Set down each line of the data below exactly as it stands, dropping the pictures.

## START Provided data

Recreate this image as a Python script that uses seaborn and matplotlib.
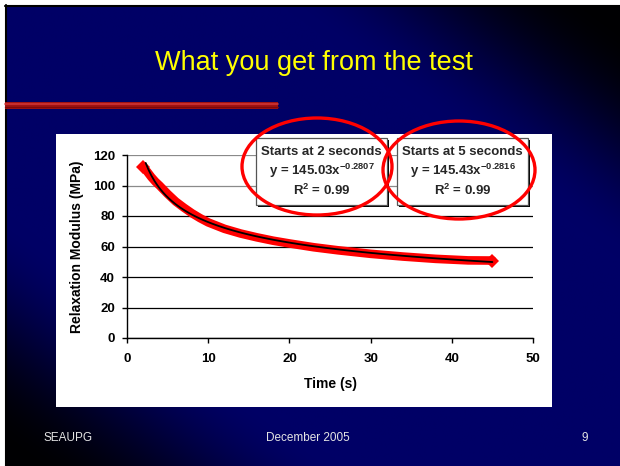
import numpy as np
import matplotlib
matplotlib.use('Agg')
import matplotlib.pyplot as plt
from matplotlib.patches import Rectangle, Ellipse
import seaborn as sns

# relaxation test data
time_s = [2.0, 2.5, 3.0, 3.5, 4.0, 5.0, 6.0, 7.0, 8.0, 9.0, 10.0, 12.0, 14.0,
          16.0, 18.0, 20.0, 23.0, 26.0, 30.0, 34.0, 38.0, 42.0, 45.0]
modulus = [112.0, 109.0, 105.5, 102.5, 100.0, 94.5, 89.5, 85.5, 81.8, 78.6, 75.8,
           71.6, 68.5, 66.0, 63.8, 62.0, 59.5, 57.5, 55.2, 53.4, 51.9, 50.9, 50.8]

# power-law trendline constants, as printed in the boxes
fit_2s = (145.03, -0.2807)
fit_5s = (145.43, -0.2816)
r2 = 0.99
trend_start, trend_end = 2.3, 45.0

x_ticks = [0, 10, 20, 30, 40, 50]
y_ticks = [0, 20, 40, 60, 80, 100, 120]

sns.set_style('ticks')
plt.rcParams['font.family'] = ['Liberation Sans', 'DejaVu Sans']
plt.rcParams['mathtext.fontset'] = 'custom'
plt.rcParams['mathtext.rm'] = 'Liberation Sans'
plt.rcParams['mathtext.bf'] = 'Liberation Sans:bold'

W, H = 620, 466
fig = plt.figure(figsize=(W / 100, H / 100), dpi=100, facecolor='white')

#%% slide background
bg = fig.add_axes([0, 0, 1, 1])
bg.set_xlim(0, W)
bg.set_ylim(H, 0)
bg.axis('off')
yy, xx = np.mgrid[0:H, 0:W]
d = np.abs(xx / W - yy / H)
t = np.clip((d - 0.45) / 0.5, 0, 1)
t = t * t * (3 - 2 * t)
blue = np.array([0.0, 0.0, 0.40])
dark = np.array([0.0, 0.0, 0.01])
img = blue * (1 - t[..., None]) + dark * t[..., None]
bg.imshow(img, extent=(5, W, H, 5), aspect='auto', zorder=0)
bg.plot([5.5, 5.5], [5, H], color='black', lw=1.5, zorder=1)
bg.plot([5, W], [5.5, 5.5], color='black', lw=1.5, zorder=1)

bg.text(314, 63, 'What you get from the test', color='#FFFF00', fontsize=19.5,
        ha='center', va='center', zorder=2)
bg.add_patch(Rectangle((5, 101.5), 273, 7.5, color='#A01212', lw=0, zorder=2))
bg.plot([5, 278], [104, 104], color='#D03434', lw=1.2, zorder=3)
bg.plot([5, 278], [106.8, 106.8], color='#7E0808', lw=1.0, zorder=3)

footer_color = '#E4E4E4'
bg.text(43, 438, 'SEAUPG', color=footer_color, fontsize=8.5, ha='left', va='center')
bg.text(308, 438, 'December 2005', color=footer_color, fontsize=8.5, ha='center', va='center')
bg.text(585, 438, '9', color=footer_color, fontsize=8.5, ha='center', va='center')

bg.add_patch(Rectangle((56, 134), 496, 273, facecolor='white', lw=0, zorder=4))

#%% chart
ax = fig.add_axes([127 / W, 1 - 338 / H, 406 / W, 183 / H], zorder=2)
ax.set_facecolor('none')
sns.lineplot(x=time_s, y=modulus, ax=ax, color='red', lw=6.2, marker='D',
             markersize=7.5, markeredgewidth=0, markevery=[0, len(time_s) - 1],
             sort=False, zorder=3)
trend_t = np.linspace(trend_start, trend_end, 120)
sns.lineplot(x=trend_t, y=fit_2s[0] * trend_t ** fit_2s[1], ax=ax, color='black',
             lw=1.3, sort=False, zorder=4)

ax.set_xlim(0, 50)
ax.set_ylim(0, 120)
ax.set_xticks(x_ticks)
ax.set_yticks(y_ticks)
ax.grid(axis='y', color='black', lw=0.9)
ax.grid(axis='x', visible=False)
for gl in ax.yaxis.get_gridlines()[-2:]:
    gl.set_color('#8A8A8A')
ax.set_axisbelow(True)
for side in ['top', 'right']:
    ax.spines[side].set_visible(False)
for side in ['left', 'bottom']:
    ax.spines[side].set_color('black')
    ax.spines[side].set_linewidth(1.0)
ax.tick_params(axis='both', direction='out', length=3.6, width=1, color='black',
               labelsize=9.5, labelcolor='black')
ax.tick_params(axis='x', pad=7.5)
ax.tick_params(axis='y', pad=5)
for lbl in ax.get_xticklabels() + ax.get_yticklabels():
    lbl.set_fontweight('bold')

ax.set_xlabel('Time (s)', fontsize=10, fontweight='bold', color='black')
ax.set_ylabel('Relaxation Modulus (MPa)', fontsize=10, fontweight='bold', color='black')
ax.xaxis.set_label_coords(0.5, -0.215)
ax.yaxis.set_label_coords(-0.105, 0.5)

#%% fit boxes and circles
ov = fig.add_axes([0, 0, 1, 1], zorder=5)
ov.set_xlim(0, W)
ov.set_ylim(H, 0)
ov.axis('off')
ov.set_facecolor('none')


def fit_box(x0, label, fit):
    w, h = 131, 67
    ov.add_patch(Rectangle((x0 + 2, 140), w, h, facecolor='black', lw=0))
    ov.add_patch(Rectangle((x0, 138), w, h, facecolor='white', edgecolor='#555555', lw=0.9))
    cx = x0 + w / 2
    ov.text(cx, 152, label, fontsize=9.5, fontweight='bold', ha='center', va='center')
    ov.text(cx, 171, f'y = {fit[0]:.2f}x' + r'$^{\mathbf{' + f'{fit[1]:.4f}' + r'}}$',
            fontsize=9.5, fontweight='bold', ha='center', va='center')
    ov.text(cx, 190, r'R$^{\mathbf{2}}$' + f' = {r2:.2f}', fontsize=9.5,
            fontweight='bold', ha='center', va='center')


fit_box(256, 'Starts at 2 seconds', fit_2s)
fit_box(397, 'Starts at 5 seconds', fit_5s)

ov.add_patch(Ellipse((317, 166.5), 150, 97, fill=False, edgecolor='#FF0000', lw=2.4))
ov.add_patch(Ellipse((459, 170), 152, 98, fill=False, edgecolor='#FF0000', lw=2.4))

fig.savefig('out.png', dpi=100, facecolor='white')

## END Provided data

● Full response
Recreate this image as a Python script that uses seaborn and matplotlib.
import numpy as np
import matplotlib
matplotlib.use('Agg')
import matplotlib.pyplot as plt
from matplotlib.patches import Rectangle, Ellipse
import seaborn as sns

# relaxation test data
time_s = [2.0, 2.5, 3.0, 3.5, 4.0, 5.0, 6.0, 7.0, 8.0, 9.0, 10.0, 12.0, 14.0,
          16.0, 18.0, 20.0, 23.0, 26.0, 30.0, 34.0, 38.0, 42.0, 45.0]
modulus = [112.0, 109.0, 105.5, 102.5, 100.0, 94.5, 89.5, 85.5, 81.8, 78.6, 75.8,
           71.6, 68.5, 66.0, 63.8, 62.0, 59.5, 57.5, 55.2, 53.4, 51.9, 50.9, 50.8]

# power-law trendline constants, as printed in the boxes
fit_2s = (145.03, -0.2807)
fit_5s = (145.43, -0.2816)
r2 = 0.99
trend_start, trend_end = 2.3, 45.0

x_ticks = [0, 10, 20, 30, 40, 50]
y_ticks = [0, 20, 40, 60, 80, 100, 120]

sns.set_style('ticks')
plt.rcParams['font.family'] = ['Liberation Sans', 'DejaVu Sans']
plt.rcParams['mathtext.fontset'] = 'custom'
plt.rcParams['mathtext.rm'] = 'Liberation Sans'
plt.rcParams['mathtext.bf'] = 'Liberation Sans:bold'

W, H = 620, 466
fig = plt.figure(figsize=(W / 100, H / 100), dpi=100, facecolor='white')

#%% slide background
bg = fig.add_axes([0, 0, 1, 1])
bg.set_xlim(0, W)
bg.set_ylim(H, 0)
bg.axis('off')
yy, xx = np.mgrid[0:H, 0:W]
d = np.abs(xx / W - yy / H)
t = np.clip((d - 0.45) / 0.5, 0, 1)
t = t * t * (3 - 2 * t)
blue = np.array([0.0, 0.0, 0.40])
dark = np.array([0.0, 0.0, 0.01])
img = blue * (1 - t[..., None]) + dark * t[..., None]
bg.imshow(img, extent=(5, W, H, 5), aspect='auto', zorder=0)
bg.plot([5.5, 5.5], [5, H], color='black', lw=1.5, zorder=1)
bg.plot([5, W], [5.5, 5.5], color='black', lw=1.5, zorder=1)

bg.text(314, 63, 'What you get from the test', color='#FFFF00', fontsize=19.5,
        ha='center', va='center', zorder=2)
bg.add_patch(Rectangle((5, 101.5), 273, 7.5, color='#A01212', lw=0, zorder=2))
bg.plot([5, 278], [104, 104], color='#D03434', lw=1.2, zorder=3)
bg.plot([5, 278], [106.8, 106.8], color='#7E0808', lw=1.0, zorder=3)

footer_color = '#E4E4E4'
bg.text(43, 438, 'SEAUPG', color=footer_color, fontsize=8.5, ha='left', va='center')
bg.text(308, 438, 'December 2005', color=footer_color, fontsize=8.5, ha='center', va='center')
bg.text(585, 438, '9', color=footer_color, fontsize=8.5, ha='center', va='center')

bg.add_patch(Rectangle((56, 134), 496, 273, facecolor='white', lw=0, zorder=4))

#%% chart
ax = fig.add_axes([127 / W, 1 - 338 / H, 406 / W, 183 / H], zorder=2)
ax.set_facecolor('none')
sns.lineplot(x=time_s, y=modulus, ax=ax, color='red', lw=6.2, marker='D',
             markersize=7.5, markeredgewidth=0, markevery=[0, len(time_s) - 1],
             sort=False, zorder=3)
trend_t = np.linspace(trend_start, trend_end, 120)
sns.lineplot(x=trend_t, y=fit_2s[0] * trend_t ** fit_2s[1], ax=ax, color='black',
             lw=1.3, sort=False, zorder=4)

ax.set_xlim(0, 50)
ax.set_ylim(0, 120)
ax.set_xticks(x_ticks)
ax.set_yticks(y_ticks)
ax.grid(axis='y', color='black', lw=0.9)
ax.grid(axis='x', visible=False)
for gl in ax.yaxis.get_gridlines()[-2:]:
    gl.set_color('#8A8A8A')
ax.set_axisbelow(True)
for side in ['top', 'right']:
    ax.spines[side].set_visible(False)
for side in ['left', 'bottom']:
    ax.spines[side].set_color('black')
    ax.spines[side].set_linewidth(1.0)
ax.tick_params(axis='both', direction='out', length=3.6, width=1, color='black',
               labelsize=9.5, labelcolor='black')
ax.tick_params(axis='x', pad=7.5)
ax.tick_params(axis='y', pad=5)
for lbl in ax.get_xticklabels() + ax.get_yticklabels():
    lbl.set_fontweight('bold')

ax.set_xlabel('Time (s)', fontsize=10, fontweight='bold', color='black')
ax.set_ylabel('Relaxation Modulus (MPa)', fontsize=10, fontweight='bold', color='black')
ax.xaxis.set_label_coords(0.5, -0.215)
ax.yaxis.set_label_coords(-0.105, 0.5)

#%% fit boxes and circles
ov = fig.add_axes([0, 0, 1, 1], zorder=5)
ov.set_xlim(0, W)
ov.set_ylim(H, 0)
ov.axis('off')
ov.set_facecolor('none')


def fit_box(x0, label, fit):
    w, h = 131, 67
    ov.add_patch(Rectangle((x0 + 2, 140), w, h, facecolor='black', lw=0))
    ov.add_patch(Rectangle((x0, 138), w, h, facecolor='white', edgecolor='#555555', lw=0.9))
    cx = x0 + w / 2
    ov.text(cx, 152, label, fontsize=9.5, fontweight='bold', ha='center', va='center')
    ov.text(cx, 171, f'y = {fit[0]:.2f}x' + r'$^{\mathbf{' + f'{fit[1]:.4f}' + r'}}$',
            fontsize=9.5, fontweight='bold', ha='center', va='center')
    ov.text(cx, 190, r'R$^{\mathbf{2}}$' + f' = {r2:.2f}', fontsize=9.5,
            fontweight='bold', ha='center', va='center')


fit_box(256, 'Starts at 2 seconds', fit_2s)
fit_box(397, 'Starts at 5 seconds', fit_5s)

ov.add_patch(Ellipse((317, 166.5), 150, 97, fill=False, edgecolor='#FF0000', lw=2.4))
ov.add_patch(Ellipse((459, 170), 152, 98, fill=False, edgecolor='#FF0000', lw=2.4))

fig.savefig('out.png', dpi=100, facecolor='white')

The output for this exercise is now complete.